Zorngebete [BD-Rezension]

Wie bei mir so üblich eskaliere ich gerne einmal, wenn ich ein neues Medium/Genre entdecke, das mich begeistert. Soll heißen, alle anderen Hobbies und vor allem Leseleidenschaften werden erstmal in den Hintergrund gedrängt. So habe ich mich im Februar bisher hauptsächlich quer durch unterschiedliche Manga-Reihen gelesen und war damit eigentlich ausreichend okkupiert. Da ich diese allerdings vermutlich nur Reihen oder zumindest in 10er Bände-Etappen rezensieren werde habe ich nun die Gelegenheit alle ausstehenden Rezensionen nachzuholen.


Inhalt:


Die junge Jbara fristet ein ärmliches, von Männern dominiertes Leben in einem scheinbar gottverlassenen Dorf mitten in der Wüste. Doch sie glaubt fest an Gott, nur erwünscht sie sich von ihm ein anderes, weltverbunderes Leben. Ihr Wunsch wird erfüllt, als ein Koffer bestückt mit teuren Gewändern und Geld von einem passierenden Touristenbus fällt. Verwegen macht sich Jbara mit diesen Reichtümern in die Stadt auf, doch hat sie ihre Vergangenheit und Abhängigkeit mit im Schlepptau.

Mistys Meinung:


Dieser Comic, der eine bildreiche Adaption des Romans von Saphia Azzeddine darstellt, hat mich eindeutig alles andere als kalt gelassen. Als große Freundin fantasievoller Unterhaltungsliteratur in der Comic Sektion bin ich ernste Themen nur aus der Belletristik gewöhnt, ich hatte also keine Ahnung wie gut sie gerade auch in Bildern wirken können. Die Geschichte und ihre starken Zeichnungen haben mich daher sehr beeindruckt und gleichzeitig auch schockiert, sodass ich erst einige Wochen verstreichen lassen musste, um mir in Ruhe meine Gedanken darüber zu bilden.

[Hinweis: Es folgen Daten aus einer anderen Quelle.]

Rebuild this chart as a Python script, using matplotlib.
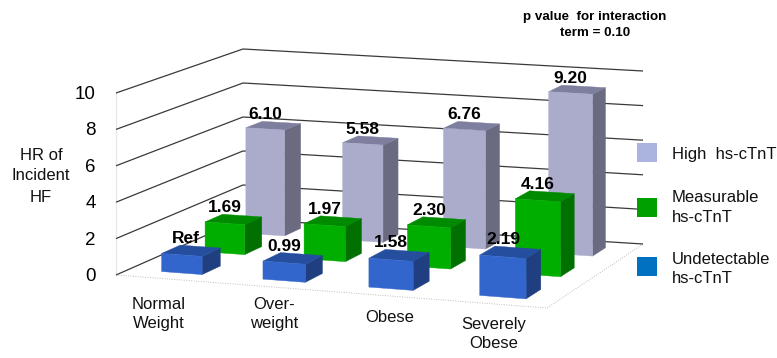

Nun kann ich aber sagen, dass ich erstaunt bin wie gut die beiden Hauptelemente Emanzipation und Religion in dieser Geschichte ineinander greifen. Gerade im Islam müssten sich diese beiden Einheiten eigentlich schärfer konkurrieren (oder erliege ich Vorurteilen?), doch in diesem Buch führen sie durchaus eine friedliche Koexistenz, was nicht heißt, dass die Hauptfigur nicht mehrmals an ihrem Glauben zweifelt. Trotzdem bleibt sie durch ihn bestärkt und sucht ihren Weg in die Unabhänigkeit, der erschreckenderweise aber vorerst nur durch Prostitution funktioniert. Doch Jbara lotet ihre Grenzen aus und gewinnt an Macht und Reichtum, wo sie kann, ohne irgendeine Form der Reue oder Erniedrigung zu zeigen. Wenn überhaupt scheinen ihr manche Eskapaden lästig zu fallen, aber an ihrem Werdegang lässt sie sich nicht hindern.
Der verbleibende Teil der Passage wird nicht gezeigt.